Implementation Notes

Use integer IDs for both sides. Store left vertices from 0 to nLeft - 1 and right vertices from 0 to nRight - 1.

Use adjacency lists only from left to right:

adj[u] = list of right vertices reachable from u

You do not need to store reverse adjacency. The matching maps provide the reverse traversal:

right vertex -> matched left vertex

This keeps the implementation compact.

Complexity

Each BFS phase scans all edges:

O(E)

Each DFS phase also scans all edges amortized:

O(E)

The number of phases is:

O(√V)

Therefore:

O(E√V)

This is the standard bound for maximum bipartite matching.

Comparison with Flow

Method	Complexity	Notes
Generic Ford-Fulkerson	O(EF)	Simple, depends on matching size
Edmonds-Karp flow	O(VE²)	Easy but usually slow
Dinic on unit network	O(E√V)	Strong general approach
Hopcroft-Karp	O(E√V)	Specialized and compact

Hopcroft-Karp is usually the preferred direct algorithm when the problem is exactly maximum bipartite matching.

Common Mistakes

Starting BFS from one free vertex

BFS must start from all free left vertices at once. This finds the global shortest augmenting path length.

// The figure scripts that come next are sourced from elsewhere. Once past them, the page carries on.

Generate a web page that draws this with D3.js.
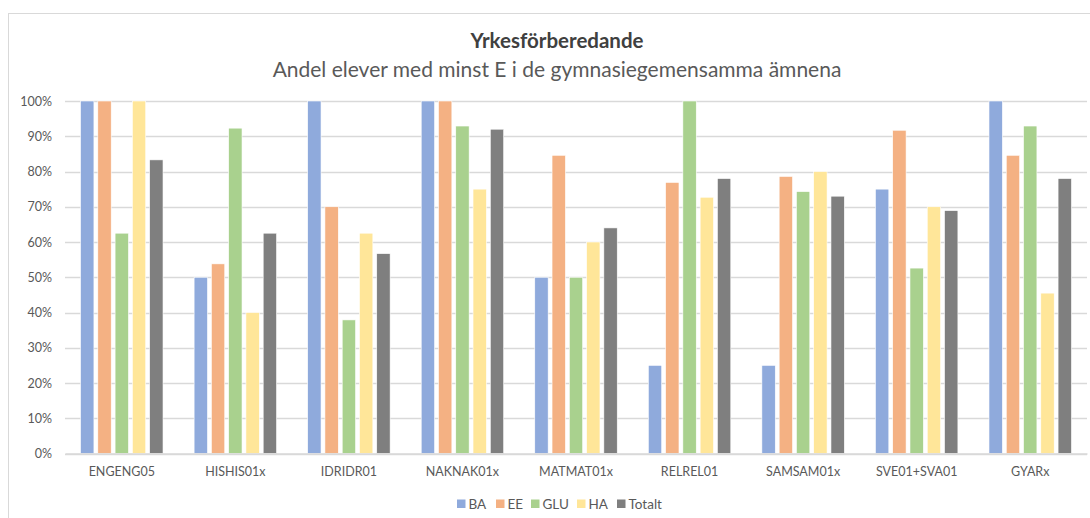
<!DOCTYPE html>
<html>
<head>
<meta charset="utf-8">
<script src="https://cdn.jsdelivr.net/npm/d3@7"></script>
<style>
  html, body { margin: 0; padding: 0; background: #fff; }
  svg { display: block; }
  text { font-family: Lato, "Open Sans", sans-serif; }
</style>
</head>
<body>
<svg id="chart" width="1090" height="518"></svg>
<script>
const categories = ["ENGENG05", "HISHIS01x", "IDRIDR01", "NAKNAK01x", "MATMAT01x", "RELREL01", "SAMSAM01x", "SVE01+SVA01", "GYARx"];
const seriesNames = ["BA", "EE", "GLU", "HA", "Totalt"];
const BA     = [100, 50, 100, 100, 50, 25, 25, 75, 100];
const EE     = [100, 53.8, 70, 100, 84.6, 76.9, 78.6, 91.7, 84.6];
const GLU    = [62.5, 92.3, 37.9, 92.9, 50, 100, 74.3, 52.6, 92.9];
const HA     = [100, 40, 62.5, 75, 60, 72.7, 80, 70, 45.5];
const Totalt = [83.3, 62.5, 56.7, 92, 64, 78, 73, 68.9, 78];
const yTicks = [0, 10, 20, 30, 40, 50, 60, 70, 80, 90, 100];
const colors = ["#8FAADC", "#F4B183", "#A9D18E", "#FFE699", "#7F7F7F"];
const title = "Yrkesförberedande";
const subtitle = "Andel elever med minst E i de gymnasiegemensamma ämnena";

const seriesValues = [BA, EE, GLU, HA, Totalt];
const svg = d3.select("#chart");

// chart frame
svg.append("rect").attr("x", 8.5).attr("y", 13.5).attr("width", 1100).attr("height", 520)
  .attr("fill", "#fff").attr("stroke", "#D9D9D9").attr("stroke-width", 1);

const plot = { left: 65, right: 1087, top: 101, bottom: 453.5 };

const x0 = d3.scaleBand().domain(categories).range([plot.left, plot.right]).paddingInner(0).paddingOuter(0);
const x1 = d3.scaleBand().domain(seriesNames).range([0, x0.bandwidth()]).paddingInner(0.225).paddingOuter(0.9);
const y = d3.scaleLinear().domain([0, 100]).range([plot.bottom, plot.top]);

// gridlines
svg.append("g").selectAll("line").data(yTicks).join("line")
  .attr("x1", plot.left).attr("x2", plot.right)
  .attr("y1", d => Math.round(y(d)) + 0.5).attr("y2", d => Math.round(y(d)) + 0.5)
  .attr("stroke", "#D9D9D9").attr("stroke-width", 1.3);

// y axis labels
const yAxis = d3.axisLeft(y).tickValues(yTicks).tickFormat(d => d + "%").tickSize(0).tickPadding(0);
const yg = svg.append("g").attr("transform", `translate(${plot.left - 13},0)`).call(yAxis);
yg.select(".domain").remove();
yg.selectAll("text").attr("fill", "#595959").style("font-size", "12.5px").style("font-family", "Lato, sans-serif");

// bars
const groups = svg.append("g").selectAll("g").data(categories).join("g")
  .attr("transform", d => `translate(${x0(d)},0)`);
groups.selectAll("rect").data((c, ci) => seriesNames.map((s, si) => ({ s, si, v: seriesValues[si][ci] })))
  .join("rect")
  .attr("x", d => x1(d.s))
  .attr("width", x1.bandwidth())
  .attr("y", d => y(d.v))
  .attr("height", d => y(0) - y(d.v))
  .attr("fill", d => colors[d.si])
  .attr("stroke", "#fff").attr("stroke-width", 0.6);

// x axis
const xAxis = d3.axisBottom(x0).tickSize(0).tickPadding(14);
const xg = svg.append("g").attr("transform", `translate(0,${plot.bottom})`).call(xAxis);
xg.select(".domain").attr("stroke", "#D9D9D9").attr("stroke-width", 1.3);
xg.selectAll("text").attr("fill", "#595959").style("font-size", "12.5px").style("font-family", "Lato, sans-serif");

// titles
svg.append("text").attr("x", 557).attr("y", 48).attr("text-anchor", "middle")
  .attr("fill", "#404040").style("font-size", "20.5px").style("font-weight", "bold").text(title);
svg.append("text").attr("x", 557).attr("y", 77).attr("text-anchor", "middle")
  .attr("fill", "#595959").style("font-size", "21px").text(subtitle);

// legend
const legendX = [457, 496, 531, 577, 617];
const lg = svg.append("g").selectAll("g").data(seriesNames).join("g")
  .attr("transform", (d, i) => `translate(${legendX[i]},504)`);
lg.append("rect").attr("x", 0).attr("y", -4.5).attr("width", 8.5).attr("height", 8.5)
  .attr("fill", (d, i) => colors[i]);
lg.append("text").attr("x", 11.5).attr("y", 0).attr("dy", "0.35em")
  .attr("fill", "#595959").style("font-size", "13.5px").text(d => d);
</script>
</body>
</html>
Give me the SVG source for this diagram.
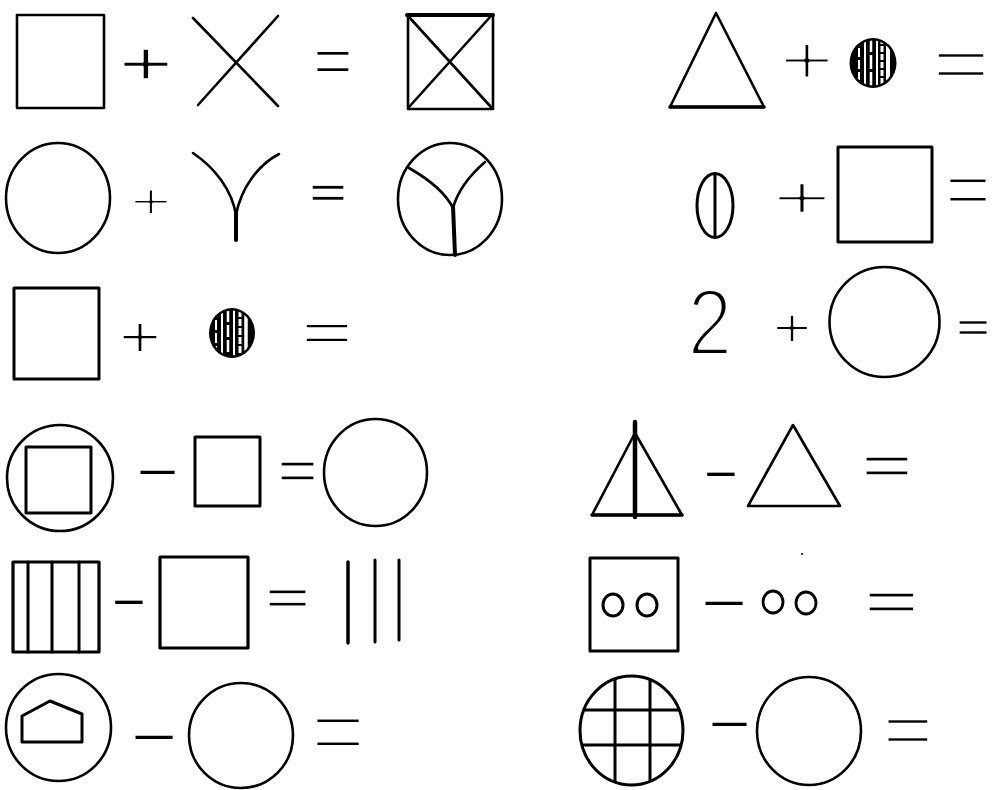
<svg xmlns="http://www.w3.org/2000/svg" width="992" height="790" viewBox="0 0 992 790">
<style>
.s{fill:none;stroke:#000;stroke-width:2.6;stroke-linejoin:round;stroke-linecap:round}
.w{stroke:#fff;stroke-linecap:butt}
.op{font-family:"Liberation Sans",Arial,sans-serif;fill:#000;stroke:#fff;stroke-linejoin:round;text-anchor:middle}
.mn{font-family:"Liberation Sans",Arial,sans-serif;fill:#000;text-anchor:middle}
</style>
<defs>
<clipPath id="c1"><ellipse cx="873" cy="63" rx="21" ry="22.5"/></clipPath>
<clipPath id="c2"><ellipse cx="232" cy="333" rx="20.5" ry="22.5"/></clipPath>
<clipPath id="c3"><ellipse cx="631.5" cy="730.5" rx="51.5" ry="54.5"/></clipPath>
</defs>
<rect width="992" height="790" fill="#fff"/>

<g id="eq1">
<rect class="s" x="17" y="15" width="87" height="93"/>
<text class="op" transform="translate(146 64) scale(1.5 1)" font-size="62" y="20.2" style="stroke-width:1.5">+</text>
<line class="s" x1="193" y1="18" x2="278" y2="106"/>
<line class="s" x1="278" y1="16" x2="198" y2="105"/>
<text class="op" transform="translate(333 61.5) scale(1.05 1)" font-size="65" y="21.2" style="stroke-width:2.1">=</text>
<rect class="s" x="408" y="15" width="85" height="94"/>
<line class="s" x1="407" y1="15" x2="493" y2="15" style="stroke-width:4"/>
<line class="s" x1="409" y1="17" x2="491" y2="107"/>
<line class="s" x1="491" y1="16" x2="409" y2="107"/>
</g>

<g id="eq2">
<polygon class="s" points="716,13 670,107 764,107"/>
<line class="s" x1="670" y1="107" x2="764" y2="107" style="stroke-width:3.5"/>
<text class="op" transform="translate(807 61) scale(1.34 1)" font-size="70" y="22.8" style="stroke-width:3">+</text>
<ellipse cx="873" cy="63" rx="23.5" ry="25" fill="#000"/>
<g clip-path="url(#c1)">
<line class="w" x1="859" y1="48" x2="859" y2="80" stroke-width="2" stroke-dasharray="9 3"/>
<line class="w" x1="865" y1="40" x2="865" y2="88" stroke-width="2"/>
<line class="w" x1="871" y1="38" x2="871" y2="90" stroke-width="2.5" stroke-dasharray="14 3"/>
<line class="w" x1="877" y1="38" x2="877" y2="90" stroke-width="2"/>
<line class="w" x1="882" y1="38" x2="882" y2="90" stroke-width="3" stroke-dasharray="6 2"/>
<line class="w" x1="888" y1="38" x2="888" y2="90" stroke-width="4"/>
</g>
<text class="op" transform="translate(961 65) scale(1.41 1)" font-size="70" y="22.8" style="stroke-width:2.5">=</text>
</g>

<g id="eq3">
<ellipse class="s" cx="58" cy="198" rx="52" ry="55"/>
<text class="op" transform="translate(151 202) scale(1.4 1)" font-size="50" y="16.3" style="stroke-width:2.1">+</text>
<path class="s" d="M193,153 C215,168 232,190 236,215 M279,154 C258,165 241,188 236,215"/>
<line class="s" x1="236" y1="212" x2="236" y2="240" style="stroke-width:4"/>
<text class="op" transform="translate(328 193.5) scale(1.45 1)" font-size="45" y="14.7" style="stroke-width:0.6">=</text>
<ellipse class="s" cx="450" cy="199" rx="52" ry="56"/>
<path class="s" d="M409,168 C430,180 445,192 453,208 M485,162 C470,175 458,190 453,208"/>
<line class="s" x1="453" y1="206" x2="455" y2="255" style="stroke-width:4"/>
</g>

<g id="eq4">
<ellipse class="s" cx="715" cy="205.5" rx="18" ry="32" style="stroke-width:3"/>
<line class="s" x1="715" y1="175" x2="715" y2="237" style="stroke-width:3"/>
<text class="op" transform="translate(802 198) scale(1.63 1)" font-size="62" y="20.2" style="stroke-width:2.5">+</text>
<rect class="s" x="838" y="147" width="94" height="95" style="stroke-width:3"/>
<text class="op" transform="translate(968 189.5) scale(1.05 1)" font-size="75" y="24.5" style="stroke-width:2.9">=</text>
</g>

<g id="eq5">
<rect class="s" x="14" y="288" width="85" height="91" style="stroke-width:3"/>
<text class="op" transform="translate(140 337) scale(1.2 1)" font-size="60" y="19.6" style="stroke-width:2">+</text>
<ellipse cx="232" cy="333" rx="23" ry="25" fill="#000"/>
<g clip-path="url(#c2)">
<line class="w" x1="216" y1="320" x2="216" y2="350" stroke-width="2" stroke-dasharray="10 3"/>
<line class="w" x1="222" y1="312" x2="222" y2="356" stroke-width="2"/>
<line class="w" x1="228" y1="310" x2="228" y2="358" stroke-width="2.5" stroke-dasharray="12 3"/>
<line class="w" x1="234" y1="310" x2="234" y2="358" stroke-width="2"/>
<line class="w" x1="240" y1="310" x2="240" y2="358" stroke-width="3" stroke-dasharray="7 2"/>
<line class="w" x1="246" y1="310" x2="246" y2="358" stroke-width="3.5"/>
</g>
<text class="op" transform="translate(327 333.5) scale(1.62 1)" font-size="55" y="17.9" style="stroke-width:1.8">=</text>
</g>

<g id="eq6">
<text class="op" transform="translate(710 354.75) scale(0.84 1)" font-size="95" style="stroke-width:3.8">2</text>
<text class="op" transform="translate(792 329) scale(1.2 1)" font-size="55" y="17.9" style="stroke-width:2">+</text>
<circle class="s" cx="884.5" cy="322" r="55"/>
<text class="op" transform="translate(973 328) scale(1.4 1)" font-size="40" y="13" style="stroke-width:0.3">=</text>
</g>

<g id="eq7">
<circle class="s" cx="60" cy="478" r="53"/>
<rect class="s" x="26" y="447" width="65" height="66" style="stroke-width:3"/>
<text class="mn" transform="translate(157.5 473) scale(3.33 1)" font-size="42" y="10.7">-</text>
<rect class="s" x="195" y="437" width="65" height="69" style="stroke-width:3"/>
<text class="op" transform="translate(297.5 471.5) scale(1.25 1)" font-size="55" y="17.9" style="stroke-width:1.3">=</text>
<ellipse class="s" cx="375.5" cy="472.5" rx="51.5" ry="53.5"/>
</g>

<g id="eq8">
<polygon class="s" points="592,515 635,433 682,515"/>
<line class="s" x1="592" y1="515" x2="682" y2="515" style="stroke-width:3.5"/>
<line class="s" x1="635" y1="422" x2="635" y2="517" style="stroke-width:4.5"/>
<text class="mn" transform="translate(721 475) scale(2.67 1)" font-size="42" y="10.7">-</text>
<polygon class="s" points="793,425 748,506 840,506"/>
<text class="op" transform="translate(887 466.5) scale(1.6 1)" font-size="55" y="17.9" style="stroke-width:1.3">=</text>
</g>

<g id="eq9">
<rect class="s" x="13" y="562" width="86" height="90" style="stroke-width:3.2"/>
<line class="s" x1="28" y1="562" x2="28" y2="652" style="stroke-width:3"/>
<line class="s" x1="52" y1="562" x2="52" y2="652" style="stroke-width:3"/>
<line class="s" x1="79" y1="562" x2="79" y2="652" style="stroke-width:3"/>
<text class="mn" transform="translate(129 603) scale(2.67 1)" font-size="42" y="10.7">-</text>
<rect class="s" x="160" y="557" width="88" height="91" style="stroke-width:3.2"/>
<text class="op" transform="translate(287.5 598) scale(1.53 1)" font-size="50" y="16.3" style="stroke-width:0.9">=</text>
<line class="s" x1="348" y1="562" x2="348" y2="643" style="stroke-width:3.5"/>
<line class="s" x1="375" y1="560" x2="375" y2="642" style="stroke-width:3"/>
<line class="s" x1="399" y1="560" x2="399" y2="640" style="stroke-width:3"/>
</g>

<g id="eq10">
<rect class="s" x="590" y="558" width="88" height="93" style="stroke-width:3"/>
<ellipse class="s" cx="613" cy="605" rx="10" ry="11" style="stroke-width:3"/>
<ellipse class="s" cx="647" cy="605" rx="10" ry="11" style="stroke-width:3"/>
<text class="mn" transform="translate(724 604) scale(3.62 1)" font-size="42" y="10.7">-</text>
<ellipse class="s" cx="773" cy="602" rx="10" ry="11" style="stroke-width:2.8"/>
<ellipse class="s" cx="806" cy="603" rx="10" ry="11" style="stroke-width:2.8"/>
<circle cx="802" cy="554" r="1" fill="#000"/>
<text class="op" transform="translate(891.5 602.5) scale(1.71 1)" font-size="55" y="17.9" style="stroke-width:1.3">=</text>
</g>

<g id="eq11">
<ellipse class="s" cx="58.5" cy="727.5" rx="52.5" ry="53.5"/>
<polygon class="s" points="22,716 50,701 82,714 82,742 22,742" style="stroke-width:3"/>
<text class="mn" transform="translate(154 738) scale(3.62 1)" font-size="42" y="10.7">-</text>
<ellipse class="s" cx="241" cy="735.5" rx="52" ry="52.5"/>
<text class="op" transform="translate(338 733) scale(1.04 1)" font-size="90" y="29.3" style="stroke-width:4">=</text>
</g>

<g id="eq12">
<g clip-path="url(#c3)">
<line class="s" x1="615" y1="670" x2="615" y2="790" style="stroke-width:3"/>
<line class="s" x1="650" y1="670" x2="650" y2="790" style="stroke-width:3"/>
<line class="s" x1="575" y1="710" x2="690" y2="710" style="stroke-width:3"/>
<line class="s" x1="575" y1="745" x2="690" y2="745" style="stroke-width:3"/>
</g>
<ellipse class="s" cx="631.5" cy="730.5" rx="51.5" ry="54.5" style="stroke-width:3"/>
<text class="mn" transform="translate(729.5 725) scale(3.33 1)" font-size="42" y="10.7">-</text>
<ellipse class="s" cx="809" cy="731" rx="52" ry="54"/>
<text class="op" transform="translate(908 731) scale(1.23 1)" font-size="70" y="22.8" style="stroke-width:2.5">=</text>
</g>
</svg>
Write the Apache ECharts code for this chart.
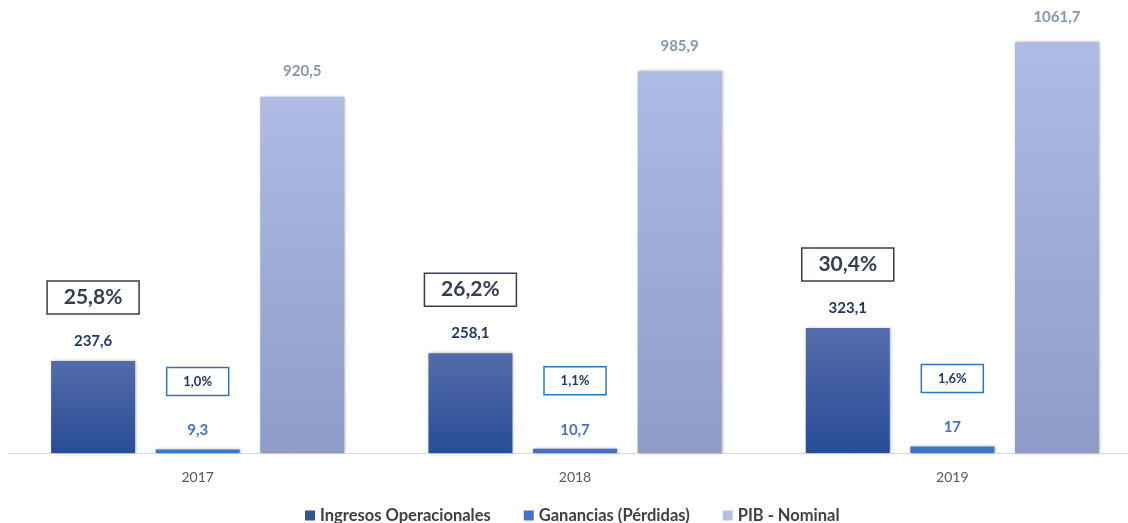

Allowing DFS to use non-layer edges

DFS must respect the distances computed by BFS. Otherwise the phase may use longer paths and lose the performance guarantee.

Forgetting to flip recursively

When DFS succeeds through a matched vertex, every edge along the recursive path must be updated.

Confusing left and right IDs

Keep separate arrays for left and right sides. Do not store both in one array unless you carefully offset the indices.

Reusing distances across phases

Distances become invalid after augmentation. Recompute BFS layers every phase.

Discussion

Hopcroft-Karp is best understood as Dinic specialized to bipartite matching. The BFS phase identifies shortest augmenting paths. The DFS phase finds a maximal collection of them. After one phase, all augmenting paths of that shortest length are eliminated.

This batching is the key improvement. It avoids paying for a full graph search after every single augmentation and gives the algorithm its O(E√V) bound.

Takeaway

Hopcroft-Karp computes maximum bipartite matching by repeatedly finding many shortest augmenting paths at once. It uses BFS to build layers and DFS to flip a maximal set of compatible paths.

For pure bipartite matching, it is usually simpler than building a full flow network and faster than generic max-flow algorithms.